Drexel researchers are able to discern features found in volumes of computer code that can be used to identify its author.
This syntactic breakdown calls attention to details such as the order in which commands are placed and the depth at which functions are nested in the code. These features are often very telling when it comes to identifying an author’s style and they cannot be arbitrarily altered —in an attempt to disguise authorship—without changing the function of the program itself.
Caliskan-Islam’s program plucks the features from the tree, creating “sets” of the most relevant ones. These sets are the basis from which the digital prints are made. Think of it as a fingerprint analyst deciding to look at the shape, and size of friction ridges but not their continuity—because new scars on the finger might rule out the correct match.
To put their theory to the test, Caliskan-Islam’s team acquired volumes of code—the collective work of 250 contestants who solved coding challenges as part of “Google Code Jam” competitions from 2008-2014. This sample yielded 20,000 distinct coding features and Caliskan-Islam’s program narrowed that list down to the most relevant 137, which were used as the data points for generating digital fingerprints for the authors.
Then, like good detectives, the team put together a lineup of anonymous author “suspects” to see if the program could successfully match them to some of their code. Using the code of 62 authors who correctly solved multiple “Code Jam” problems, Caliskan-Islam programmed her set of 137 features into a standard machine-learning classifier tool. Then she had the tool review nine problems-worth of code (about 70 lines per problem) from each author—to get a well-defined digital fingerprint of each author.
With the prints recorded, the classifier was then presented with new a new set of code to analyze, and then match with its author. The classifier correctly paired the code and its author with 95 percent accuracy—marks nearly as high as modern fingerprint analysis techniques.
Additional tests alternately increased the number of author “suspects” and decreased the amount of sample code—to simulate common challenges in the pursuit of cyber criminals. Both came up with results in the same high range of accuracy—the most recent tests, using a set of 250 authors, produced matches with 97 percent accuracy.

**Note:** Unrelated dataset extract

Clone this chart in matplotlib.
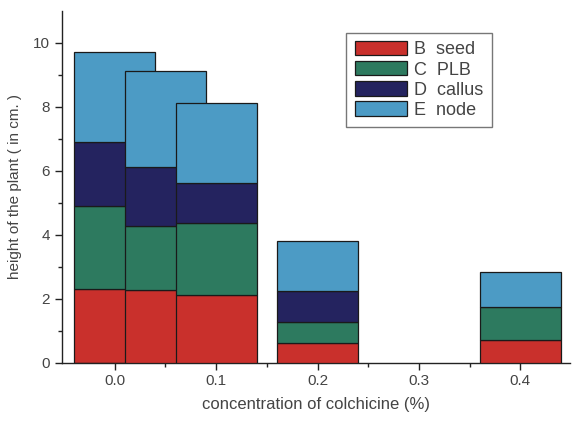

“We also noticed that more sophisticated code—correct answers to the most challenging Code Jam problems—gave us the most distinctive feature sets and the highest degree of author-matching accuracy,” Caliskan-Islam said. “This indicates that even a small amount of code could—from a master cybercriminal—could still prove useful in tracking them down.”
Thinking like these adversaries, the team also ran a set of tests after using a commercial authorship obfuscation program—the kind used by coders trying to hide their identity. But the system was still able to correctly match the authors to their code with virtually no change in accuracy.
“The effectiveness of this program opens a lot of doors for those who protect electronic data and intellectual property,” Caliskan-Islam said. “This can be a powerful tool for legal consultants, cybersecurity professionals and digital forensics experts. I could definitely see it being used to settle questions about original authors of software in cases of copyright disputes.”
The team is continuing to improve its accuracy and utility by expanding the features that it can identify and enabling it to analyze code written in any programming language.